Compassion is not easy to measure. But for many public schools in the U.S., looking at the teaching of compassion and empathy is a crucial component to educational planning. Having students who treat each other respectfully, and who show concern for others’ well-being, is necessary, but difficult to quantify.

Music = Compassion

Recently, a study at Rice University’s Kinder Institute for Urban Research looked at 42 schools in the Houston area. 10,548 students took part in the randomized, controlled trial.

“Investigating Causal Effects of Arts Education Experiences” looked at elementary and middle schools that expressed interest in hosting performances by Houston’s Arts Access Initiative.
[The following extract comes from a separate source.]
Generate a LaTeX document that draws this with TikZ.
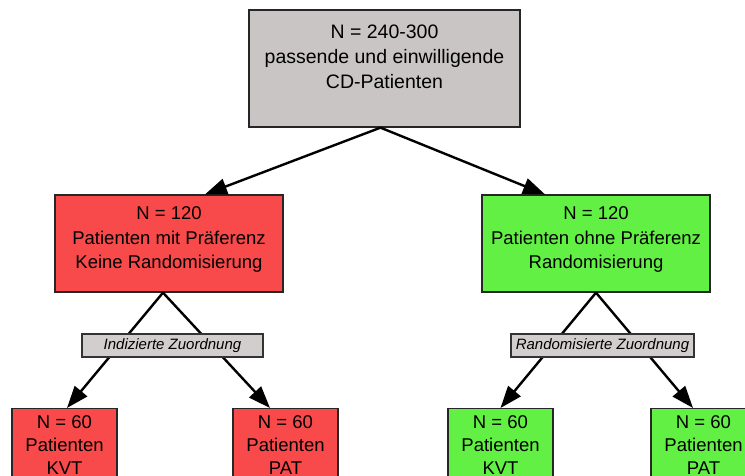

In most cases, these schools were in low-income areas. In this district, about 30% of these schools do not have a full-time arts teacher.

Schools in the study provided exposure to music, theater, dance, and other artistic programs. This exposure was outside of school hours, and had not previously been part of their curriculum.

Since “too many schools were interested in participating,” researchers were able to take a random sample, and select schools from a larger pool of candidates. The cost to participate was only $15 per student.

At schools who added arts components, rates of disciplinary infractions dropped by an average of 3.6 percentage points. Writing test scores improved as well.

Surveys across schools that added arts and those that didn’t asked pupils to agree or disagree with sentences such as, “School work is interesting,” “I plan to go to college,” and “I want to help people who get treated badly.”

Those schools who included music and other arts showed an uptick in favorable responses to those sentences.